Some interesting discussion yesterday around the new European Angels Fund from the EIF. More information here.
First impression: A great idea. Instead of looking at companies and individual investments they look at the business angel. If they like you then there’s a framework agreement and they match your investments. All of them, no cherry-picking allowed.
That seems like a huge advantage in terms of speed and aligning investor interests over other governmental co-investment programs where the co-investor needs to perform due diligence on the individual investment.
And apparently significant echo with a large number of “surprisingly qualified” candidates applying for inclusion in the program. So far so good.
But it’s not clear that this is for every investor.
On the the one hand you might have a “drive-by” business angel doing lots of transactions, keeping a relative distance from the company (possibly because they invested as part of a syndicate), and moving on to the next transaction. Their motives for EAF involvement could very well be to make more cash available and thereby have more capital available until the next round. Possibly keeping some of their cash to participate in the next round. That seems to make sense.

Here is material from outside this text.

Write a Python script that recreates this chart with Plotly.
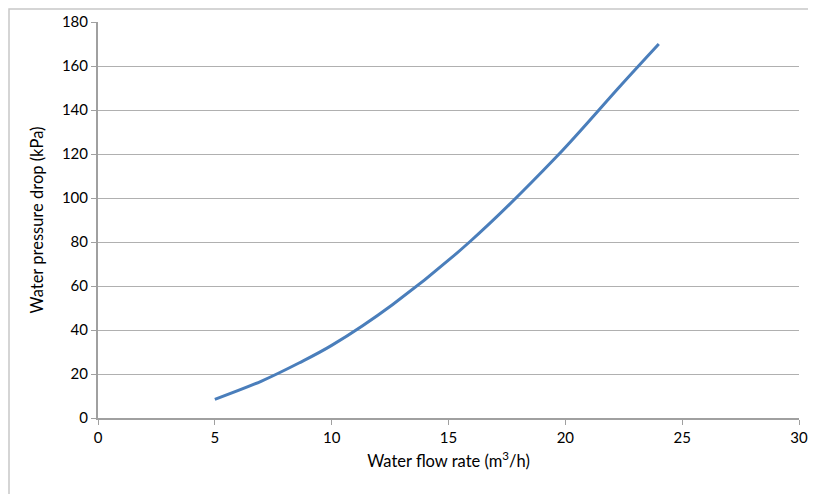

On the other hand you might have the “hands-on” angel doing a much smaller number of transactions, but investing significant time and effort in the day-to-day business of the company. Let’s say 1-2 days a week and more in case of need or crisis. This type of angel will want a special price for their shares that acknowledges the unique contribution they are making. You may even argue that their investment is not so much a cash infusion but the mechanism for capturing the value that is being created by the “hands-on” angel. In this case the unique valuation required by the angel would then also be extended to the EAF co-investor. That does not make much sense. If more cash is needed it would be smarter to look for additional hands-on help to join the investment round.